**PROBLEM DETAILS**
Lines containing the word "this" are to be counted; state their number and nothing further.

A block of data
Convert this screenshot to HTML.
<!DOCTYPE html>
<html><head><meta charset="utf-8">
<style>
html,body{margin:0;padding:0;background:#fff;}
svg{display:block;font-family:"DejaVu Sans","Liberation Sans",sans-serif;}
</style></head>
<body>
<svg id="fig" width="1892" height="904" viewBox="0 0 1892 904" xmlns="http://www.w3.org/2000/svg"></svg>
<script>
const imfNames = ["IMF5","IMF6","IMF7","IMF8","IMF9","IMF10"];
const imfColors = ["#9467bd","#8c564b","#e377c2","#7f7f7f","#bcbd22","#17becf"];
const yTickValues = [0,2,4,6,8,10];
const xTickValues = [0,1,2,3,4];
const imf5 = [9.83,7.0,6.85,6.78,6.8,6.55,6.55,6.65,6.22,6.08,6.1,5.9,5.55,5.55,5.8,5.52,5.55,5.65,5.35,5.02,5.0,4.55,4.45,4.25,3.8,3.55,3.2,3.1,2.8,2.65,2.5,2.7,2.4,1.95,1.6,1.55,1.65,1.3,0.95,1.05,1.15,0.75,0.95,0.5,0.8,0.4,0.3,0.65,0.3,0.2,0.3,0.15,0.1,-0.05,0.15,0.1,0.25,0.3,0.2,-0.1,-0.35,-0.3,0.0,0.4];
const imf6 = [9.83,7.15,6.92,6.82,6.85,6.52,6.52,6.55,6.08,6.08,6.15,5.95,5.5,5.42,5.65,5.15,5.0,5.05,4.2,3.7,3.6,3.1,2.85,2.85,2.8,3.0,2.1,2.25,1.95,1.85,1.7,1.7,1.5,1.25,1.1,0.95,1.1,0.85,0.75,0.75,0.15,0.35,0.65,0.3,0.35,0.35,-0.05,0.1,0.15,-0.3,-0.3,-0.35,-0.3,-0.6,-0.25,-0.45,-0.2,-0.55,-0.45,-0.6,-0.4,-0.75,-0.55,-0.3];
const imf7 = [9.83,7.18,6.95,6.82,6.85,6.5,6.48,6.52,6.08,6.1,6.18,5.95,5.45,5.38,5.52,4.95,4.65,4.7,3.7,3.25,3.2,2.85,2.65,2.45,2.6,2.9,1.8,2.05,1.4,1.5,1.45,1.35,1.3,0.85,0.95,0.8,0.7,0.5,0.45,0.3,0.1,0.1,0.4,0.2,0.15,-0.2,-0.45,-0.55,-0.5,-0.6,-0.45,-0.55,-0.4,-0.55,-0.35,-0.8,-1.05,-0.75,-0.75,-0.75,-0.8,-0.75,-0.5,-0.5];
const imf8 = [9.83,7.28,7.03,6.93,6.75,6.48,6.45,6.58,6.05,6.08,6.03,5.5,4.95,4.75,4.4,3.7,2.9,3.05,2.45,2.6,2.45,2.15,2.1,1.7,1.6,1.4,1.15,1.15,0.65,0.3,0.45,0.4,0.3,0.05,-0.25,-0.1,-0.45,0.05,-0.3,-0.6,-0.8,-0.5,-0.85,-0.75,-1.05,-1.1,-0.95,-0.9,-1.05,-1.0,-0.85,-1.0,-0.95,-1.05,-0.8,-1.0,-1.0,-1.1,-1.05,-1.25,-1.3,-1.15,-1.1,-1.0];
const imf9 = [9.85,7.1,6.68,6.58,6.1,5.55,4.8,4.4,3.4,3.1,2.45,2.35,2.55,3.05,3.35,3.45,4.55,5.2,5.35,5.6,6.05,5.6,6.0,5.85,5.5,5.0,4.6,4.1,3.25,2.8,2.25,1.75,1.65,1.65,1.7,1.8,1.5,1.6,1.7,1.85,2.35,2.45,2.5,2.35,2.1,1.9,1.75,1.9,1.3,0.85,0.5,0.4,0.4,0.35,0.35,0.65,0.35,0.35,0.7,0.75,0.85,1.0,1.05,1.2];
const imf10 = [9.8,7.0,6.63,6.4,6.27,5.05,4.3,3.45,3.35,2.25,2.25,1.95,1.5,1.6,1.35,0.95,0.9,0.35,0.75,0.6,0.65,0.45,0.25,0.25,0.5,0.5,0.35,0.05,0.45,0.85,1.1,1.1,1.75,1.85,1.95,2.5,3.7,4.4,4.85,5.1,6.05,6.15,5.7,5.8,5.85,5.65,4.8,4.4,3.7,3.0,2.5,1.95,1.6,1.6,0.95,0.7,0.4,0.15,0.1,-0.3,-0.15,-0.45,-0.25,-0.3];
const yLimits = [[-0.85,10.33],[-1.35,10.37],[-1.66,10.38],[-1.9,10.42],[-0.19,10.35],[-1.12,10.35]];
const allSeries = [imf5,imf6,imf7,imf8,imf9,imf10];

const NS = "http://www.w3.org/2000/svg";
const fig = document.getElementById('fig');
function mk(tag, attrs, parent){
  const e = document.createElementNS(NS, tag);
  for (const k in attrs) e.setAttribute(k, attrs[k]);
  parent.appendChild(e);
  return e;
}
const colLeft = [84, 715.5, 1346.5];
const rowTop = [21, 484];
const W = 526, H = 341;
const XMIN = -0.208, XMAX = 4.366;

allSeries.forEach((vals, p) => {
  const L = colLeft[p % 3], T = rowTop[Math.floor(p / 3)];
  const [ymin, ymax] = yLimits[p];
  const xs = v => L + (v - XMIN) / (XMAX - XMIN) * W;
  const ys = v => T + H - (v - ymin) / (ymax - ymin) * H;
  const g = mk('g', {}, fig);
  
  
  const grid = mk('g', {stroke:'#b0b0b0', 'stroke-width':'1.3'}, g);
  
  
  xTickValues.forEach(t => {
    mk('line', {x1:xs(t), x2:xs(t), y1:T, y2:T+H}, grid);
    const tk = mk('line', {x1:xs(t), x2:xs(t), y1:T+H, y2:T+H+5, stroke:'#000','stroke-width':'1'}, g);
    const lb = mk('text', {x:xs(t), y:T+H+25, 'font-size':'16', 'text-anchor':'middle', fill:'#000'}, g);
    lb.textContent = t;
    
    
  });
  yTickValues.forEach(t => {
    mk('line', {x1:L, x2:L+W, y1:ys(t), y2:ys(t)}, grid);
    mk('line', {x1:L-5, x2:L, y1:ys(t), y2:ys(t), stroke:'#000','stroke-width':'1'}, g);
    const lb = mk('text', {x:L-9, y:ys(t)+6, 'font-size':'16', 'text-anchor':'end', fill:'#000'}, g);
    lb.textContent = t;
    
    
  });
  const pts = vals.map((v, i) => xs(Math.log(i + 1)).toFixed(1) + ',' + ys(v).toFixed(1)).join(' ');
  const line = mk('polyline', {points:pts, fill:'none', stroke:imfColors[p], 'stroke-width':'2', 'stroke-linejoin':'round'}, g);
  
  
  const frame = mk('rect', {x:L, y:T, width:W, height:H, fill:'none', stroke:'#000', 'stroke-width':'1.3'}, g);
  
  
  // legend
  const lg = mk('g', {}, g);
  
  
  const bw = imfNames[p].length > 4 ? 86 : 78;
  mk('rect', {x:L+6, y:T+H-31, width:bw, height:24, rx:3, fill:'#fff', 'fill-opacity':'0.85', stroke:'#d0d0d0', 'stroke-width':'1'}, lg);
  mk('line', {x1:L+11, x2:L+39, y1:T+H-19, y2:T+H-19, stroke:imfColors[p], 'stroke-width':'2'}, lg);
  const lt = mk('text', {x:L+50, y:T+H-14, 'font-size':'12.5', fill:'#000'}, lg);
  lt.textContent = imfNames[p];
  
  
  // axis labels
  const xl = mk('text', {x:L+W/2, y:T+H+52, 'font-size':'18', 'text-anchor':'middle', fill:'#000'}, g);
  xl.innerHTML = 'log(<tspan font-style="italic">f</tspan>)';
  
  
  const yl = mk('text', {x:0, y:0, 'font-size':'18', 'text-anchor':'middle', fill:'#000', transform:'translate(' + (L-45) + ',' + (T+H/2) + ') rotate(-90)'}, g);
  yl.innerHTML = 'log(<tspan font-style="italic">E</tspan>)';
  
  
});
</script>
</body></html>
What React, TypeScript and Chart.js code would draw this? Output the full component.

**RESPONSE TO THE TASK**
2